> [BRIEF]
Leave out all pictures and return, exactly as written, the lines from the line containing "Clone this chart in D3.js." to the line containing "Serif', 'Times New", both ends kept.
- - -
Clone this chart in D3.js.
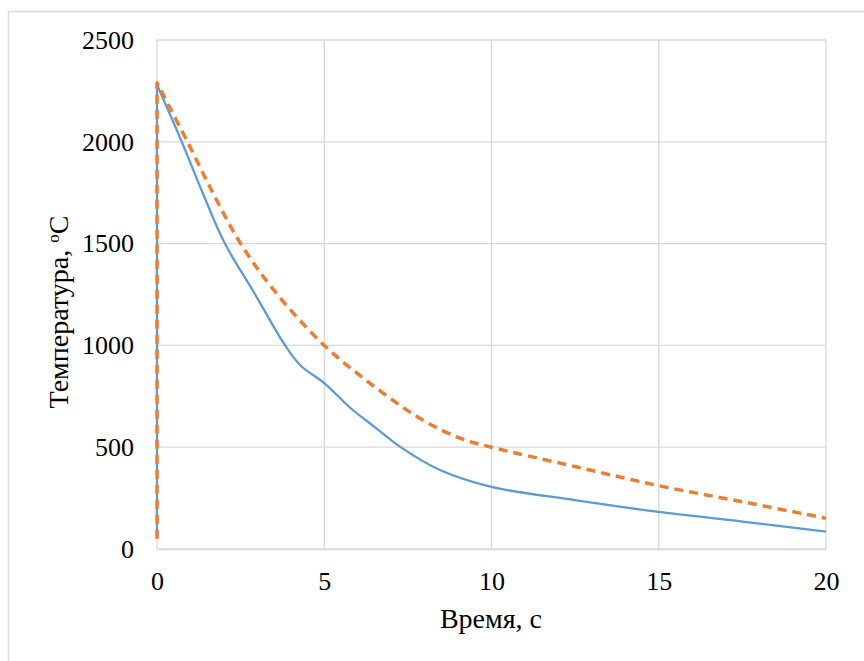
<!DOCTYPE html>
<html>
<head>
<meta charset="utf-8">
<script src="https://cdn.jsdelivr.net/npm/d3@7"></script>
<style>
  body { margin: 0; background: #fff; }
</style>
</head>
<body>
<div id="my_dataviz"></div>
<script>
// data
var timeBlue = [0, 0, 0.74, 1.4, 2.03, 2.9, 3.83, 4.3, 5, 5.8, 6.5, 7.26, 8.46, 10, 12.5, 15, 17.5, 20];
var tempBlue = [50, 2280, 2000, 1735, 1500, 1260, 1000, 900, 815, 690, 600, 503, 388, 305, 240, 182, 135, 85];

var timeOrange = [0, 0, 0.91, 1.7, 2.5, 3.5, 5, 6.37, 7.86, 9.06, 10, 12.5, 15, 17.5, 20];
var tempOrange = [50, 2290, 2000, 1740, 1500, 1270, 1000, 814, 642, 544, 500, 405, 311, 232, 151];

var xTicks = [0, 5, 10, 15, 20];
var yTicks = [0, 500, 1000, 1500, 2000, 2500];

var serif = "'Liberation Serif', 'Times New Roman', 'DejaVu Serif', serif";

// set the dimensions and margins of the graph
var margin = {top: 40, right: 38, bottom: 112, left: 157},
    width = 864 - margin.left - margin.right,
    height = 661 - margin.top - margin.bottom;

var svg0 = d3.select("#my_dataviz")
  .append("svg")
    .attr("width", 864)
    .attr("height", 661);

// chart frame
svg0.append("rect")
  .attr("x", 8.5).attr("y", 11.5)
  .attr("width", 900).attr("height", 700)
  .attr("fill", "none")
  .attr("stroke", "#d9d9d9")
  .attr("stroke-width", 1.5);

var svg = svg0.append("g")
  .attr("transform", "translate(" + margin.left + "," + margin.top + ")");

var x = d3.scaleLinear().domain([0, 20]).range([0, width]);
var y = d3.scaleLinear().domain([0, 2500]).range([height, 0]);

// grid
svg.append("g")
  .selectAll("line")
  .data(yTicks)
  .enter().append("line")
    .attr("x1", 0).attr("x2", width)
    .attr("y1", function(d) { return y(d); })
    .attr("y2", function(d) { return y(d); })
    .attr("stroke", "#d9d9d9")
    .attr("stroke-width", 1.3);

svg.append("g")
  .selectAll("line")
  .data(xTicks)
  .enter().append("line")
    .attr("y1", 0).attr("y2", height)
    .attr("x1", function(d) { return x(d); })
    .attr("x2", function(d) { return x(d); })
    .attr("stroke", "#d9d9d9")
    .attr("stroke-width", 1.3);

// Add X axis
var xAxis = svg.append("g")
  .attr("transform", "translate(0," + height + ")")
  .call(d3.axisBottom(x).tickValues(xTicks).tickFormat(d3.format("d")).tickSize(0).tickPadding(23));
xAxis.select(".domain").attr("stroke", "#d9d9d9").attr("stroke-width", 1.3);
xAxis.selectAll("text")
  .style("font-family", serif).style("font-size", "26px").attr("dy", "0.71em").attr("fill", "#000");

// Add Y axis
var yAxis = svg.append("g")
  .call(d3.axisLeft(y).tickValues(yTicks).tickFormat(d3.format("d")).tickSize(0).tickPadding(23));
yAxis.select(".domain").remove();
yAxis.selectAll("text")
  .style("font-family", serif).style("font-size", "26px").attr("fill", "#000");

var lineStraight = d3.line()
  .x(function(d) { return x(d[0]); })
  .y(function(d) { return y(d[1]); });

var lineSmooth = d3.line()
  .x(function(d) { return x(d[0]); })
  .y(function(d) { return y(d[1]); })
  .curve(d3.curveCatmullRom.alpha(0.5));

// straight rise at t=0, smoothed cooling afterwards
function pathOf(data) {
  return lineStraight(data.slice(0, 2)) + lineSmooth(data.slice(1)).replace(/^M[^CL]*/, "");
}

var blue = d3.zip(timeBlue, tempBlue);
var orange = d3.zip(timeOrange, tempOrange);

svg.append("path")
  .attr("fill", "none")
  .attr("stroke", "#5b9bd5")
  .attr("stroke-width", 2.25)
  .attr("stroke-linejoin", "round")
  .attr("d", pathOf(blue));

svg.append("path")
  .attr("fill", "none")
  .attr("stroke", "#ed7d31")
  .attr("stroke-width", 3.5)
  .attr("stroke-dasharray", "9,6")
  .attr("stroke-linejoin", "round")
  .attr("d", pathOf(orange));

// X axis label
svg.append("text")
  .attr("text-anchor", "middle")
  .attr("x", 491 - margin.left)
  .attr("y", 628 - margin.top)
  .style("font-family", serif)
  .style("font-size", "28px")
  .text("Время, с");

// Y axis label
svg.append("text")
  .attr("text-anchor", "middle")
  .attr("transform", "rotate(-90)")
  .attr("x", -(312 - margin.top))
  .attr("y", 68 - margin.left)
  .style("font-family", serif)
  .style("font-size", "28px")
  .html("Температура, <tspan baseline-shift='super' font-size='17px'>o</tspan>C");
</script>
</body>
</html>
- - -
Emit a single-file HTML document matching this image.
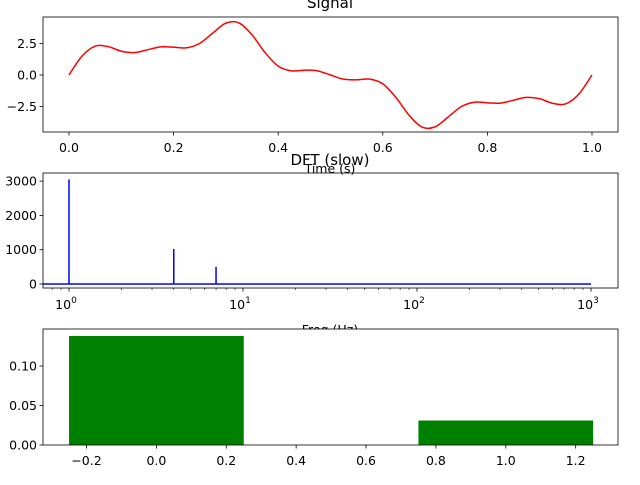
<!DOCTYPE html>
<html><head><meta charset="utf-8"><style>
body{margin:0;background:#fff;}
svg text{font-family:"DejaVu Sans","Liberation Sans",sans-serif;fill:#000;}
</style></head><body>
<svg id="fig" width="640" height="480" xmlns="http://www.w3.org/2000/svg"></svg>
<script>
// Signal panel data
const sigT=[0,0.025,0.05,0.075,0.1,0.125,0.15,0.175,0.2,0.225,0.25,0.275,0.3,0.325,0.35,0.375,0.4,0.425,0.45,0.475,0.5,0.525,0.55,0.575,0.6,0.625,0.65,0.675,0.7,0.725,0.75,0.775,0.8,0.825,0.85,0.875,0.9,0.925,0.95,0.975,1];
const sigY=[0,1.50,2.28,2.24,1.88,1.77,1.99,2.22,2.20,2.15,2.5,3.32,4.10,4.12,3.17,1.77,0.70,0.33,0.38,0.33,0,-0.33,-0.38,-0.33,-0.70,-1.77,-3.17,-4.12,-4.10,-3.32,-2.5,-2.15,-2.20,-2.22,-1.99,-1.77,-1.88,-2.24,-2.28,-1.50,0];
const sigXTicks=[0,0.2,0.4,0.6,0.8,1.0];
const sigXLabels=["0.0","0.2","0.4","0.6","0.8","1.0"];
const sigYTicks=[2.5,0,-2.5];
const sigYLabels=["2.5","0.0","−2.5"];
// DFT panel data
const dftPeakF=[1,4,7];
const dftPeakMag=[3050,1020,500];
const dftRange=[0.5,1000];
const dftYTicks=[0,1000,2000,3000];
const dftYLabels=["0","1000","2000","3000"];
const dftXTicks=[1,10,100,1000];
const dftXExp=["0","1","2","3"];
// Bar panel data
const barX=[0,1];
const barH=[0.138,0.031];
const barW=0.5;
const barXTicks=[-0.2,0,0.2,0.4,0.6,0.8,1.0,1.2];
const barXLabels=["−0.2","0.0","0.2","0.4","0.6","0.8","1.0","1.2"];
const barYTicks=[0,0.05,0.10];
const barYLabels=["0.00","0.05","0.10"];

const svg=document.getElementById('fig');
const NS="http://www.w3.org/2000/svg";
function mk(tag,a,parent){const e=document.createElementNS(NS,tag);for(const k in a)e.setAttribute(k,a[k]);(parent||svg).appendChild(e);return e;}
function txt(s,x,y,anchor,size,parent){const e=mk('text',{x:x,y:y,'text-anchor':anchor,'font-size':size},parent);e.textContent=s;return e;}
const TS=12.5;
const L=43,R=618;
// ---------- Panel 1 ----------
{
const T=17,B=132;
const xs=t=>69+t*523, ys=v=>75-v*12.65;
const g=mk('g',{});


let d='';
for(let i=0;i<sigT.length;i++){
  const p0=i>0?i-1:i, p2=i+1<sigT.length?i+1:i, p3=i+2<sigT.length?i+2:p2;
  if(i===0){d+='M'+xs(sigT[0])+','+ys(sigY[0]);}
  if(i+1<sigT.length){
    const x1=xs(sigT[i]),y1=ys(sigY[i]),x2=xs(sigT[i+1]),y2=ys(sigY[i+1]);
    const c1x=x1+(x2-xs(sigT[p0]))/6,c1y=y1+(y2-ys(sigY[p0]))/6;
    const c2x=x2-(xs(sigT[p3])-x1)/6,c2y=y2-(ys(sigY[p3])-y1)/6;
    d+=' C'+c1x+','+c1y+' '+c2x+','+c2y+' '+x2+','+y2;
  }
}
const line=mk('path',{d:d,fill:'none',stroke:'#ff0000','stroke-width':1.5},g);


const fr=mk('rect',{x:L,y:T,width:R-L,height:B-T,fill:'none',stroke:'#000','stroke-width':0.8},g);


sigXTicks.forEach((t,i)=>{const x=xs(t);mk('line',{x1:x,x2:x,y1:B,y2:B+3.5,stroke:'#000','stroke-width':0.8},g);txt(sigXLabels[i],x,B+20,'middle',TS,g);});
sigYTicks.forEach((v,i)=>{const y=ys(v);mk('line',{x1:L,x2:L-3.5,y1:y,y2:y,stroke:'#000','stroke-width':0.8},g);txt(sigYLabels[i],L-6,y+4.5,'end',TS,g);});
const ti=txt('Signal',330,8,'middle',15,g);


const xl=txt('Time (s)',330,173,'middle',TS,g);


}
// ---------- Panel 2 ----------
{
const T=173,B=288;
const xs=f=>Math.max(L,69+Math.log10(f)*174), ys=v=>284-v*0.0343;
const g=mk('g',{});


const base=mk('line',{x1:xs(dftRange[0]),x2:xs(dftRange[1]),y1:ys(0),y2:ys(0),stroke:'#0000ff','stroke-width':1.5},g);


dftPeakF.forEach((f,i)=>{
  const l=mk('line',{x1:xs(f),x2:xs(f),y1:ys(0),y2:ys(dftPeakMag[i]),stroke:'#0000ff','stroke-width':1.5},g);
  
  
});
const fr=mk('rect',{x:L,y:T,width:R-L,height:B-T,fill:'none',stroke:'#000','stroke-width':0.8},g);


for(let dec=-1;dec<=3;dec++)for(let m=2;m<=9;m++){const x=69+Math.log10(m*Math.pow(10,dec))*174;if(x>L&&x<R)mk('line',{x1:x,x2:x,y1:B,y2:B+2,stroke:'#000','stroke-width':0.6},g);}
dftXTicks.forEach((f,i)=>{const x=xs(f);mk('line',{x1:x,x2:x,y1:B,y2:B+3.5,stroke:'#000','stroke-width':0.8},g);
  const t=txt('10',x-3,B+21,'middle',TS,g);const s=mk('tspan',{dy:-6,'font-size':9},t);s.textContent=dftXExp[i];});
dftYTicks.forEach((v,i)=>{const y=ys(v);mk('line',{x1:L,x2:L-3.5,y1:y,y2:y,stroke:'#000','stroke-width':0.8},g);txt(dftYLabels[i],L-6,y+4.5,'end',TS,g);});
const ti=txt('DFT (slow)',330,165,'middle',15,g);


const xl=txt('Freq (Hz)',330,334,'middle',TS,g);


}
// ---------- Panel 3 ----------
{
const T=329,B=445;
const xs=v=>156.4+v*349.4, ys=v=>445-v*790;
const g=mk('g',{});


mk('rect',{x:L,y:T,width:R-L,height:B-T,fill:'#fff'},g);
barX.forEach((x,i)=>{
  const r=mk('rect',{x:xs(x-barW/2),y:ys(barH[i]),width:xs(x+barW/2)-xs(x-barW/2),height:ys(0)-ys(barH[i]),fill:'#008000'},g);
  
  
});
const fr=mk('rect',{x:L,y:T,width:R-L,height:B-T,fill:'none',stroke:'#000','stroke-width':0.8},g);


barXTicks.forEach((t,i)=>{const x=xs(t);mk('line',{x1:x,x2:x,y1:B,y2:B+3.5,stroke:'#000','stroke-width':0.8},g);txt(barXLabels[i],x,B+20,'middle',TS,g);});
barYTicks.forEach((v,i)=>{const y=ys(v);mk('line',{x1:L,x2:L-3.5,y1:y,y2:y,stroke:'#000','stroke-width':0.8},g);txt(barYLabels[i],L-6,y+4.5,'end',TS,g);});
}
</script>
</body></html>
- - -
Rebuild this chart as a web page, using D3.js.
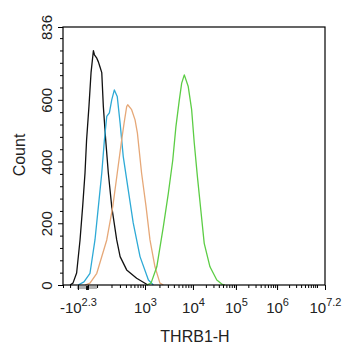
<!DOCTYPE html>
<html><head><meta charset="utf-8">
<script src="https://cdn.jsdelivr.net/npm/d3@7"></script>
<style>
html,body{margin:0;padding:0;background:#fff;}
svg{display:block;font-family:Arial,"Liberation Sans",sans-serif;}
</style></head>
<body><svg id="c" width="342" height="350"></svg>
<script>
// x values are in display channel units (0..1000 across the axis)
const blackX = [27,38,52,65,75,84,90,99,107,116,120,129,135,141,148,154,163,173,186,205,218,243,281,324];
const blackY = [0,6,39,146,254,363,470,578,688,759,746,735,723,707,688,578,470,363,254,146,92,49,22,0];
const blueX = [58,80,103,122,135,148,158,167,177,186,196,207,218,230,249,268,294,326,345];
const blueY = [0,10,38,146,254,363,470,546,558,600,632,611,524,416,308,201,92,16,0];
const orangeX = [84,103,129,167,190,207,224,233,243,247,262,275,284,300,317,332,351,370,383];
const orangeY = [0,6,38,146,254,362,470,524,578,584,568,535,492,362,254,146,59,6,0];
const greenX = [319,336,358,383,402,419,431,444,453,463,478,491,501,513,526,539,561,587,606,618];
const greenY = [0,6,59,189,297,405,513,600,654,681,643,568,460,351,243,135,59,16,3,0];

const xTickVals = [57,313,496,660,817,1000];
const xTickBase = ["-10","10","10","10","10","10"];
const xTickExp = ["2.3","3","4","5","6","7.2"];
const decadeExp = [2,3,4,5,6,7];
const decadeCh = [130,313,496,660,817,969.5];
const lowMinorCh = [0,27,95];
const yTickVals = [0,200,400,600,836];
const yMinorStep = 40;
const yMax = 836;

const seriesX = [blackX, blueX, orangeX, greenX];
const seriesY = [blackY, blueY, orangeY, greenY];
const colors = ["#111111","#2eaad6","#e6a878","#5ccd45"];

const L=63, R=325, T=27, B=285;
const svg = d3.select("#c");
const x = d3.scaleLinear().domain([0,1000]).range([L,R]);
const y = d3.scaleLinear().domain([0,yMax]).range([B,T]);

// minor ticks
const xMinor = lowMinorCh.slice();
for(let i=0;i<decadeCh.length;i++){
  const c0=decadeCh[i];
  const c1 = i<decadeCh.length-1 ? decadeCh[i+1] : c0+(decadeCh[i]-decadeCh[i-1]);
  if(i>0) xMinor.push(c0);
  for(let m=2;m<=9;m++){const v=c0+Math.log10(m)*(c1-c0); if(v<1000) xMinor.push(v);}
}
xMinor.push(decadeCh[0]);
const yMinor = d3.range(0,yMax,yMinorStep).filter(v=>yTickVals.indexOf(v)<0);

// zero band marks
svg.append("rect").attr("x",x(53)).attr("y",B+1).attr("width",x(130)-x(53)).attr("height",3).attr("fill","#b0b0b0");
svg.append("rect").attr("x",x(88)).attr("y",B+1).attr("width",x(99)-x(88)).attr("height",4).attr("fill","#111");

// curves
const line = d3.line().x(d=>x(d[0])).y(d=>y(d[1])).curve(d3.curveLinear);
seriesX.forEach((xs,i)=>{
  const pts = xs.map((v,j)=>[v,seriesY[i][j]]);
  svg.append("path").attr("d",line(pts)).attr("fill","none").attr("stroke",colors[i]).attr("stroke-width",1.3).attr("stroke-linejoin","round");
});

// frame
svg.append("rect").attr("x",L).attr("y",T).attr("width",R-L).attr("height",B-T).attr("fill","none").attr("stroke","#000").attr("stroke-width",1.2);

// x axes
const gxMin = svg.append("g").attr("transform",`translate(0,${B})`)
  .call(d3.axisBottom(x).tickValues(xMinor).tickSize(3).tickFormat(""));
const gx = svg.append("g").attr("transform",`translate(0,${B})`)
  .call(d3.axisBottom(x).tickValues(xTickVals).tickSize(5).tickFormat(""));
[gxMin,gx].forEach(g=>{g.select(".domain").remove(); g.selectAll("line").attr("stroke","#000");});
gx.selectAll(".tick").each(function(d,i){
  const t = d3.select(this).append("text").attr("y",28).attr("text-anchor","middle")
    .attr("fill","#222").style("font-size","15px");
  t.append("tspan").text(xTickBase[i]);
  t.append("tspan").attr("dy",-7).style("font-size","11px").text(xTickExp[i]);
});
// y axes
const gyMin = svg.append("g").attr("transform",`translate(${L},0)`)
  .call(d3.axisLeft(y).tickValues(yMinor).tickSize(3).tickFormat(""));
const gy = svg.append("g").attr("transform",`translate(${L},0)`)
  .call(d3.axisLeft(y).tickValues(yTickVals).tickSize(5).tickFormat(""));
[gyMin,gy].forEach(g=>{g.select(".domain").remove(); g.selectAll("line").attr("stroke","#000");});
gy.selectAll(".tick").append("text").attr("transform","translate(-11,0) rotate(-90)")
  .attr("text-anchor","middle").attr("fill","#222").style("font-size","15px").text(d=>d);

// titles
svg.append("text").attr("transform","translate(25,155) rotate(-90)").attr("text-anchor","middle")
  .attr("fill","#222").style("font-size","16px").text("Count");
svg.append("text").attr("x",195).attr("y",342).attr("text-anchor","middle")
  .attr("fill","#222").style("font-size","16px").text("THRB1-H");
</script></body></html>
- - -
> [RESPONSE BELOW]
Clone this chart in D3.js.
<!DOCTYPE html>
<html>
<head>
<meta charset="utf-8">
<script src="https://cdn.jsdelivr.net/npm/d3@7"></script>
<style>
  body { margin: 0; background: #fff; }
</style>
</head>
<body>
<div id="my_dataviz"></div>
<script>
// data
var timeBlue = [0, 0, 0.74, 1.4, 2.03, 2.9, 3.83, 4.3, 5, 5.8, 6.5, 7.26, 8.46, 10, 12.5, 15, 17.5, 20];
var tempBlue = [50, 2280, 2000, 1735, 1500, 1260, 1000, 900, 815, 690, 600, 503, 388, 305, 240, 182, 135, 85];

var timeOrange = [0, 0, 0.91, 1.7, 2.5, 3.5, 5, 6.37, 7.86, 9.06, 10, 12.5, 15, 17.5, 20];
var tempOrange = [50, 2290, 2000, 1740, 1500, 1270, 1000, 814, 642, 544, 500, 405, 311, 232, 151];

var xTicks = [0, 5, 10, 15, 20];
var yTicks = [0, 500, 1000, 1500, 2000, 2500];

var serif = "'Liberation Serif', 'Times New Roman', 'DejaVu Serif', serif";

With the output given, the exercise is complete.